▸ Problem
From the first line of the listing below to the line with "x_theta78 = 4.705", print each line exactly, and nothing more. Leave out the pictures.

-----

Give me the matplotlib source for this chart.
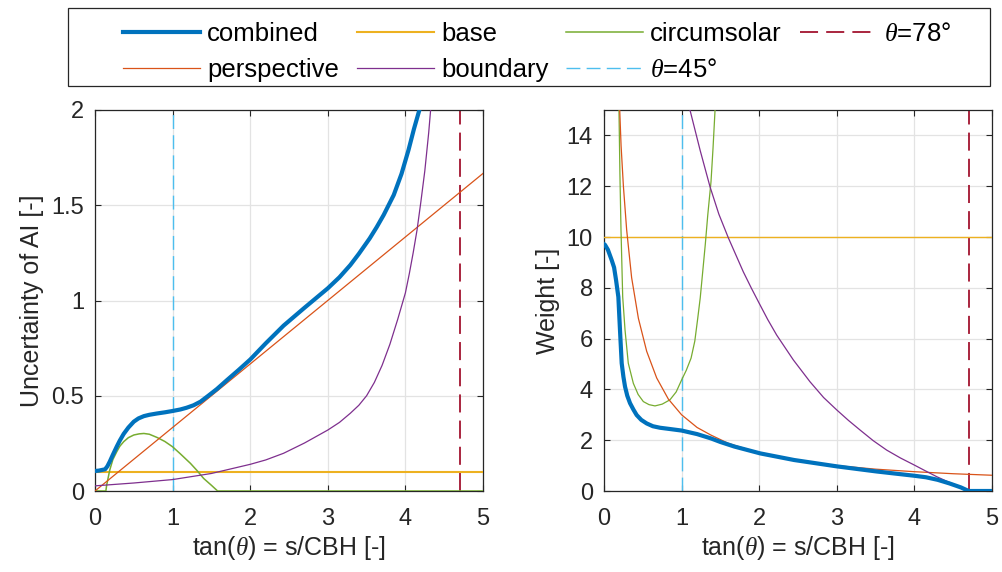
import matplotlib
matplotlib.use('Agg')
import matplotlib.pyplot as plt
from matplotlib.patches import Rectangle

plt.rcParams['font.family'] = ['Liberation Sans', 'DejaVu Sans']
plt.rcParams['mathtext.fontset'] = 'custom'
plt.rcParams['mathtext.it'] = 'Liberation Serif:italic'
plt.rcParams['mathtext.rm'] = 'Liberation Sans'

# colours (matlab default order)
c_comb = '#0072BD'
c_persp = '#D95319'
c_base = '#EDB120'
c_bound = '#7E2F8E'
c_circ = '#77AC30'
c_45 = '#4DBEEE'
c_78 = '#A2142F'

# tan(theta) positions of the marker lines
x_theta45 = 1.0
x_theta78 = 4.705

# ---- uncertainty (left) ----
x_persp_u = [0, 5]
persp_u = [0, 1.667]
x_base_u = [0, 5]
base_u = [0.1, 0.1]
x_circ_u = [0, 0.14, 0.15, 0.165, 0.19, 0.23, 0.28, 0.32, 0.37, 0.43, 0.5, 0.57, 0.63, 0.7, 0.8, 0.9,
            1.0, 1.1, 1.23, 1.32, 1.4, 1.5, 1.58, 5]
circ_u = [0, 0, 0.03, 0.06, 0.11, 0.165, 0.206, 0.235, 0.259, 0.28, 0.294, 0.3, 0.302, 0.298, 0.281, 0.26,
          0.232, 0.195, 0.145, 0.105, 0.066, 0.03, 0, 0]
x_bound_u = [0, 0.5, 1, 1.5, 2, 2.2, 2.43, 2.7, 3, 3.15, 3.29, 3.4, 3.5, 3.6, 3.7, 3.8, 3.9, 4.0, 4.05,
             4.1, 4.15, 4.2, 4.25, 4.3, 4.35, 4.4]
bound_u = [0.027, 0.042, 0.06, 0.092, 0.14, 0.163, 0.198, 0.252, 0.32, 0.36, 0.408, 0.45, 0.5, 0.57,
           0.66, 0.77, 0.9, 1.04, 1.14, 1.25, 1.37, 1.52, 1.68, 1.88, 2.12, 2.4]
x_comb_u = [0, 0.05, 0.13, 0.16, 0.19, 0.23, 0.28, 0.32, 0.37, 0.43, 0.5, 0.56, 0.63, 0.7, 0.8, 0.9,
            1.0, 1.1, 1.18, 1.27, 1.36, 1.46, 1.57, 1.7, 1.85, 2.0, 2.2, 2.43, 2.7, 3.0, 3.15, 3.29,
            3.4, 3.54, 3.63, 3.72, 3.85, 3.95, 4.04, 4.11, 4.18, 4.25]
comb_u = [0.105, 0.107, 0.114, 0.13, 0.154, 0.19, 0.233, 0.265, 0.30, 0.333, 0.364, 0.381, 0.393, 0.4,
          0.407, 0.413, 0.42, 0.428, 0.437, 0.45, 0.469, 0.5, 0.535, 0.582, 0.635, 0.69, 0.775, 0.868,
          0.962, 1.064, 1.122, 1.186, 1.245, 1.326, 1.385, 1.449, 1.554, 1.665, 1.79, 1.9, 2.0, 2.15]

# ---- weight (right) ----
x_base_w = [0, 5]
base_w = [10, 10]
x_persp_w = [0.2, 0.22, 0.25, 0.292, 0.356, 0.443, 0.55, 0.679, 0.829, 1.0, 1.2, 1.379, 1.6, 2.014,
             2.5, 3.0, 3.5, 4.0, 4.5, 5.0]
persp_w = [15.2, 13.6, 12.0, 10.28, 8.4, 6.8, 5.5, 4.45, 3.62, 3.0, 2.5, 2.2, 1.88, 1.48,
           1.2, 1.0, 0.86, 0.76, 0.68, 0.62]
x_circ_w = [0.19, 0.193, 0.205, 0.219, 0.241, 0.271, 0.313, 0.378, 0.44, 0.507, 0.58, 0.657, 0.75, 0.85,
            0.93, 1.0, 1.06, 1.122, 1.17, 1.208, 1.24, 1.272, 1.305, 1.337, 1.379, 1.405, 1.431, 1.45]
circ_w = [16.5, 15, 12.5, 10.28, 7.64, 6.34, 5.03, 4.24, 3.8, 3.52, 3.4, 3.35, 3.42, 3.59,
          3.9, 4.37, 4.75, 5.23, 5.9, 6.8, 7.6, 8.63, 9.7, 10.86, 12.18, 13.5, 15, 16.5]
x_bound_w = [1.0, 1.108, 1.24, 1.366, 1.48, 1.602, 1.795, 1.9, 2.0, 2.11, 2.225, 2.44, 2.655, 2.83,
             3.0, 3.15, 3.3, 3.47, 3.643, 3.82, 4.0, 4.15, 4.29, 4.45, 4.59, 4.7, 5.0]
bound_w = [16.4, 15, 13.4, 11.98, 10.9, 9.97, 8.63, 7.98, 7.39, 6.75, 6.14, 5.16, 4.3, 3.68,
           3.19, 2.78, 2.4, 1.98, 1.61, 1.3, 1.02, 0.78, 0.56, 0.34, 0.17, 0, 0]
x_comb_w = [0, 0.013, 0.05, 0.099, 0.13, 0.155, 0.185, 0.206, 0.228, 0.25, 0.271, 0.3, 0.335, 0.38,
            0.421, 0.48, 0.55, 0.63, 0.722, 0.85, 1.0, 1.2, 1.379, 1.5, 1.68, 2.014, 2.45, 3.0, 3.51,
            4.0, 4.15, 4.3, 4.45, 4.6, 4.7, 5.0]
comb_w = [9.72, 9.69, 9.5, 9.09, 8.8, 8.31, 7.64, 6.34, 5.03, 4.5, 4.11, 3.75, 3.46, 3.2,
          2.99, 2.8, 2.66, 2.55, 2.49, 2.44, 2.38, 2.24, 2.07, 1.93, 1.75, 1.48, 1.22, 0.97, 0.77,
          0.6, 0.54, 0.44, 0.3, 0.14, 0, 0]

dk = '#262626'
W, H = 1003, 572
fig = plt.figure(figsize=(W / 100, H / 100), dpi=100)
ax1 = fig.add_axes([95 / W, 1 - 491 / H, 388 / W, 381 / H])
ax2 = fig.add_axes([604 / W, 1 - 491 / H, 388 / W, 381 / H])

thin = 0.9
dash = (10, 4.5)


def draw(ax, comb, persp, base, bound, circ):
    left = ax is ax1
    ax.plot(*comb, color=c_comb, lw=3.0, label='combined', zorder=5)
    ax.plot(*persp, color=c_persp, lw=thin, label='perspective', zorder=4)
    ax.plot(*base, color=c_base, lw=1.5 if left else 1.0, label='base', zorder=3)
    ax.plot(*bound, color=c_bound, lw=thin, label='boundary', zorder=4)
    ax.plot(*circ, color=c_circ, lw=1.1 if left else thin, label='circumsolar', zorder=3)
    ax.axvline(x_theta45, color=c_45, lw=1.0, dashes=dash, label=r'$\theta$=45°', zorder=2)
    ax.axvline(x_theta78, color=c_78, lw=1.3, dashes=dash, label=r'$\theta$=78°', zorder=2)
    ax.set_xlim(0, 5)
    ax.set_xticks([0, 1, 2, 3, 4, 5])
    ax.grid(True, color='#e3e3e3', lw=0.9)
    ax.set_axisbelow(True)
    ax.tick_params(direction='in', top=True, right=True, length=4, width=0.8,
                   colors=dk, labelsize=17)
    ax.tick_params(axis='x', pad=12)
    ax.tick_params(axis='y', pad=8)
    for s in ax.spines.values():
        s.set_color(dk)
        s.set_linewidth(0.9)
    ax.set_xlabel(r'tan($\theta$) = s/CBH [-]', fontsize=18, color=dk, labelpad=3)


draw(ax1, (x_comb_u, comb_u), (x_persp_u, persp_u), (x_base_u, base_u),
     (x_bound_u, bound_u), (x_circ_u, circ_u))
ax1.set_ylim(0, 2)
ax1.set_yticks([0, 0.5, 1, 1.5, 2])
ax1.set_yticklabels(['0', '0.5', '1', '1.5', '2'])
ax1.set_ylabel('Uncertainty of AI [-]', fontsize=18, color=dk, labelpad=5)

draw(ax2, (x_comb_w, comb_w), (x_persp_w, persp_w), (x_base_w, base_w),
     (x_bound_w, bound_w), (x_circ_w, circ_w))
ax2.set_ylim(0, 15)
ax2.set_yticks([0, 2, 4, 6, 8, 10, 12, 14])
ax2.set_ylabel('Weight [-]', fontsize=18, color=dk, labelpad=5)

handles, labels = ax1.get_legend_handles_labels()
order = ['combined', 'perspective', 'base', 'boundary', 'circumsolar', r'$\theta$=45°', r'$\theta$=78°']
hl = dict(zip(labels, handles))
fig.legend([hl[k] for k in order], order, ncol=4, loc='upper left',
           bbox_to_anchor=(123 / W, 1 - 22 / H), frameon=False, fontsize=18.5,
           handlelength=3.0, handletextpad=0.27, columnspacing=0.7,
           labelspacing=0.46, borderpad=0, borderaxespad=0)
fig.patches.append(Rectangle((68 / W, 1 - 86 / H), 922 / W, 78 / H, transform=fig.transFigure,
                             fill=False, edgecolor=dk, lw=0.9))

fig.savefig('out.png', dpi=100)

-----

▸ The completed task
Give me the matplotlib source for this chart.
import matplotlib
matplotlib.use('Agg')
import matplotlib.pyplot as plt
from matplotlib.patches import Rectangle

plt.rcParams['font.family'] = ['Liberation Sans', 'DejaVu Sans']
plt.rcParams['mathtext.fontset'] = 'custom'
plt.rcParams['mathtext.it'] = 'Liberation Serif:italic'
plt.rcParams['mathtext.rm'] = 'Liberation Sans'

# colours (matlab default order)
c_comb = '#0072BD'
c_persp = '#D95319'
c_base = '#EDB120'
c_bound = '#7E2F8E'
c_circ = '#77AC30'
c_45 = '#4DBEEE'
c_78 = '#A2142F'

# tan(theta) positions of the marker lines
x_theta45 = 1.0
x_theta78 = 4.705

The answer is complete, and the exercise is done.